# [WORK TO BE COMPLETED]
Restate each of the lines below word for word and drop every picture.

# [DATA]
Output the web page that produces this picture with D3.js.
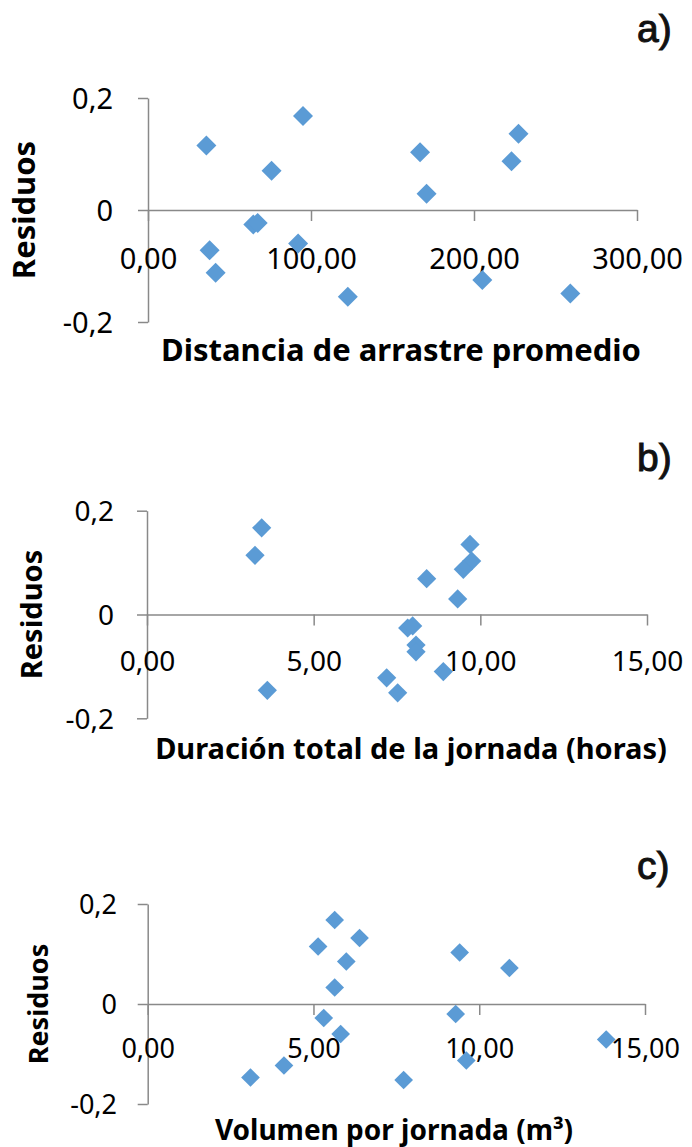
<!DOCTYPE html>
<html>
<head>
<meta charset="utf-8">
<script src="https://cdn.jsdelivr.net/npm/d3@7"></script>
<style>
  html, body { margin: 0; padding: 0; background: #fff; }
  svg { display: block; }
</style>
</head>
<body>
<svg id="chart" width="692" height="1147"></svg>
<script>
"use strict";
// residuals vs. three predictors
const residTicks = [-0.2, 0, 0.2];

// a) distancia de arrastre promedio
const distTicks = [0, 100, 200, 300];
const dist = [35.8, 37.8, 41.5, 64.6, 67.3, 75.8, 92.1, 95.1, 122.6, 166.9, 170.9, 205.1, 223.0, 227.3, 259.1];
const residDist = [0.115, -0.072, -0.112, -0.026, -0.023, 0.070, -0.060, 0.168, -0.155, 0.103, 0.029, -0.125, 0.087, 0.136, -0.149];

// b) duracion total de la jornada
const horasTicks = [0, 5, 10, 15];
const horas = [3.44, 3.24, 3.61, 9.69, 9.74, 9.49, 8.39, 9.32, 7.82, 7.97, 8.07, 8.07, 8.89, 7.19, 7.52];
const residHoras = [0.167, 0.114, -0.146, 0.135, 0.103, 0.087, 0.069, 0.030, -0.026, -0.022, -0.059, -0.072, -0.110, -0.122, -0.151];

// c) volumen por jornada
const volTicks = [0, 5, 10, 15];
const vol = [5.14, 3.10, 4.11, 5.31, 5.64, 6.39, 5.99, 5.64, 5.82, 9.41, 10.91, 9.29, 9.61, 7.72, 13.83];
const residVol = [0.115, -0.147, -0.123, -0.028, 0.168, 0.132, 0.085, 0.033, -0.060, 0.103, 0.072, -0.020, -0.113, -0.152, -0.071];

const locale = d3.formatLocale({decimal: ",", thousands: ".", grouping: [3], currency: ["", ""], minus: "-"});
const fmtX = locale.format(".2f");
const fmtY = d => d === 0 ? "0" : locale.format(".1f")(d);

const AXIS = "#898989", MARK = "#5b9bd5";
const FONT = "'Noto Sans', 'Open Sans', sans-serif";

const panels = [
  {tag: "a)", tagY: 42, title: "Distancia de arrastre promedio", titleX: 401, titleY: 361,
   xs: dist, ys: residDist, ticks: distTicks, xMax: 300,
   x0: 148, x1: 637, yTop: 98, yBot: 322, yPad: 25, xPad: 27,
   tickFs: 29, titleFs: 31, labX: 35, labFs: 31, mark: 200},
  {tag: "b)", tagY: 471, title: "Duración total de la jornada (horas)", titleX: 411, titleY: 759,
   xs: horas, ys: residHoras, ticks: horasTicks, xMax: 15,
   x0: 147, x1: 647, yTop: 510.7, yBot: 718.3, yPad: 23, xPad: 26,
   tickFs: 28, titleFs: 29, labX: 42, labFs: 29, mark: 185},
  {tag: "c)", tagY: 879, title: "Volumen por jornada (m³)", titleX: 394, titleY: 1140,
   xs: vol, ys: residVol, ticks: volTicks, xMax: 15,
   x0: 147.7, x1: 645, yTop: 904, yBot: 1104, yPad: 20.7, xPad: 24,
   tickFs: 27, titleFs: 28, labX: 48, labFs: 27, mark: 175}
];

const svg = d3.select("#chart");

panels.forEach(p => {
  const x = d3.scaleLinear().domain([0, p.xMax]).range([p.x0, p.x1]);
  const y = d3.scaleLinear().domain([-0.2, 0.2]).range([p.yBot, p.yTop]);
  const g = svg.append("g");

  //vertical axis
  const ya = g.append("g")
    .attr("transform", `translate(${x(0)},0)`)
    .call(d3.axisLeft(y).tickValues(residTicks).tickFormat(fmtY)
      .tickSize(10).tickSizeOuter(0).tickPadding(p.yPad));

  //horizontal axis crossing at zero
  const xa = g.append("g")
    .attr("transform", `translate(0,${y(0)})`)
    .call(d3.axisBottom(x).tickValues(p.ticks).tickFormat(fmtX)
      .tickSize(11).tickSizeOuter(0).tickPadding(p.xPad));

  [ya, xa].forEach(a => {
    a.attr("font-family", FONT).attr("font-size", p.tickFs);
    a.selectAll("path, line").attr("stroke", AXIS).attr("stroke-width", 1.5);
    a.selectAll("text").attr("fill", "#000");
  });
  ya.selectAll("text").attr("dy", "0.36em");

  //points
  g.append("g").selectAll("path")
    .data(p.xs.map((v, i) => [v, p.ys[i]]))
    .join("path")
    .attr("d", d3.symbol(d3.symbolSquare, p.mark))
    .attr("transform", d => `translate(${x(d[0])},${y(d[1])}) rotate(45)`)
    .attr("fill", MARK);

  g.append("text")
    .attr("x", p.titleX).attr("y", p.titleY)
    .attr("text-anchor", "middle")
    .attr("font-family", FONT).attr("font-weight", "bold").attr("font-size", p.titleFs)
    .text(p.title);

  g.append("text")
    .attr("transform", `translate(${p.labX},${y(0)}) rotate(-90)`)
    .attr("text-anchor", "middle")
    .attr("font-family", FONT).attr("font-weight", "bold").attr("font-size", p.labFs)
    .text("Residuos");

  //panel letter, a bit heavier than regular
  g.append("text")
    .attr("x", 637).attr("y", p.tagY)
    .attr("font-family", "'Liberation Sans', Arial, sans-serif")
    .attr("font-size", 39)
    .attr("fill", "#111").attr("stroke", "#111").attr("stroke-width", 1)
    .text(p.tag);
});
</script>
</body>
</html>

# [COMPLETE RESPONSE]
Output the web page that produces this picture with D3.js.
<!DOCTYPE html>
<html>
<head>
<meta charset="utf-8">
<script src="https://cdn.jsdelivr.net/npm/d3@7"></script>
<style>
  html, body { margin: 0; padding: 0; background: #fff; }
  svg { display: block; }
</style>
</head>
<body>
<svg id="chart" width="692" height="1147"></svg>
<script>
"use strict";
// residuals vs. three predictors
const residTicks = [-0.2, 0, 0.2];

// a) distancia de arrastre promedio
const distTicks = [0, 100, 200, 300];
const dist = [35.8, 37.8, 41.5, 64.6, 67.3, 75.8, 92.1, 95.1, 122.6, 166.9, 170.9, 205.1, 223.0, 227.3, 259.1];
const residDist = [0.115, -0.072, -0.112, -0.026, -0.023, 0.070, -0.060, 0.168, -0.155, 0.103, 0.029, -0.125, 0.087, 0.136, -0.149];

// b) duracion total de la jornada
const horasTicks = [0, 5, 10, 15];
const horas = [3.44, 3.24, 3.61, 9.69, 9.74, 9.49, 8.39, 9.32, 7.82, 7.97, 8.07, 8.07, 8.89, 7.19, 7.52];
const residHoras = [0.167, 0.114, -0.146, 0.135, 0.103, 0.087, 0.069, 0.030, -0.026, -0.022, -0.059, -0.072, -0.110, -0.122, -0.151];

// c) volumen por jornada
const volTicks = [0, 5, 10, 15];
const vol = [5.14, 3.10, 4.11, 5.31, 5.64, 6.39, 5.99, 5.64, 5.82, 9.41, 10.91, 9.29, 9.61, 7.72, 13.83];
const residVol = [0.115, -0.147, -0.123, -0.028, 0.168, 0.132, 0.085, 0.033, -0.060, 0.103, 0.072, -0.020, -0.113, -0.152, -0.071];

const locale = d3.formatLocale({decimal: ",", thousands: ".", grouping: [3], currency: ["", ""], minus: "-"});
const fmtX = locale.format(".2f");
const fmtY = d => d === 0 ? "0" : locale.format(".1f")(d);

const AXIS = "#898989", MARK = "#5b9bd5";
const FONT = "'Noto Sans', 'Open Sans', sans-serif";

const panels = [
  {tag: "a)", tagY: 42, title: "Distancia de arrastre promedio", titleX: 401, titleY: 361,
   xs: dist, ys: residDist, ticks: distTicks, xMax: 300,
   x0: 148, x1: 637, yTop: 98, yBot: 322, yPad: 25, xPad: 27,
   tickFs: 29, titleFs: 31, labX: 35, labFs: 31, mark: 200},
  {tag: "b)", tagY: 471, title: "Duración total de la jornada (horas)", titleX: 411, titleY: 759,
   xs: horas, ys: residHoras, ticks: horasTicks, xMax: 15,
   x0: 147, x1: 647, yTop: 510.7, yBot: 718.3, yPad: 23, xPad: 26,
   tickFs: 28, titleFs: 29, labX: 42, labFs: 29, mark: 185},
  {tag: "c)", tagY: 879, title: "Volumen por jornada (m³)", titleX: 394, titleY: 1140,
   xs: vol, ys: residVol, ticks: volTicks, xMax: 15,
   x0: 147.7, x1: 645, yTop: 904, yBot: 1104, yPad: 20.7, xPad: 24,
   tickFs: 27, titleFs: 28, labX: 48, labFs: 27, mark: 175}
];

const svg = d3.select("#chart");

panels.forEach(p => {
  const x = d3.scaleLinear().domain([0, p.xMax]).range([p.x0, p.x1]);
  const y = d3.scaleLinear().domain([-0.2, 0.2]).range([p.yBot, p.yTop]);
  const g = svg.append("g");

  //vertical axis
  const ya = g.append("g")
    .attr("transform", `translate(${x(0)},0)`)
    .call(d3.axisLeft(y).tickValues(residTicks).tickFormat(fmtY)
      .tickSize(10).tickSizeOuter(0).tickPadding(p.yPad));

  //horizontal axis crossing at zero
  const xa = g.append("g")
    .attr("transform", `translate(0,${y(0)})`)
    .call(d3.axisBottom(x).tickValues(p.ticks).tickFormat(fmtX)
      .tickSize(11).tickSizeOuter(0).tickPadding(p.xPad));

  [ya, xa].forEach(a => {
    a.attr("font-family", FONT).attr("font-size", p.tickFs);
    a.selectAll("path, line").attr("stroke", AXIS).attr("stroke-width", 1.5);
    a.selectAll("text").attr("fill", "#000");
  });
  ya.selectAll("text").attr("dy", "0.36em");

  //points
  g.append("g").selectAll("path")
    .data(p.xs.map((v, i) => [v, p.ys[i]]))
    .join("path")
    .attr("d", d3.symbol(d3.symbolSquare, p.mark))
    .attr("transform", d => `translate(${x(d[0])},${y(d[1])}) rotate(45)`)
    .attr("fill", MARK);

  g.append("text")
    .attr("x", p.titleX).attr("y", p.titleY)
    .attr("text-anchor", "middle")
    .attr("font-family", FONT).attr("font-weight", "bold").attr("font-size", p.titleFs)
    .text(p.title);

  g.append("text")
    .attr("transform", `translate(${p.labX},${y(0)}) rotate(-90)`)
    .attr("text-anchor", "middle")
    .attr("font-family", FONT).attr("font-weight", "bold").attr("font-size", p.labFs)
    .text("Residuos");

  //panel letter, a bit heavier than regular
  g.append("text")
    .attr("x", 637).attr("y", p.tagY)
    .attr("font-family", "'Liberation Sans', Arial, sans-serif")
    .attr("font-size", 39)
    .attr("fill", "#111").attr("stroke", "#111").attr("stroke-width", 1)
    .text(p.tag);
});
</script>
</body>
</html>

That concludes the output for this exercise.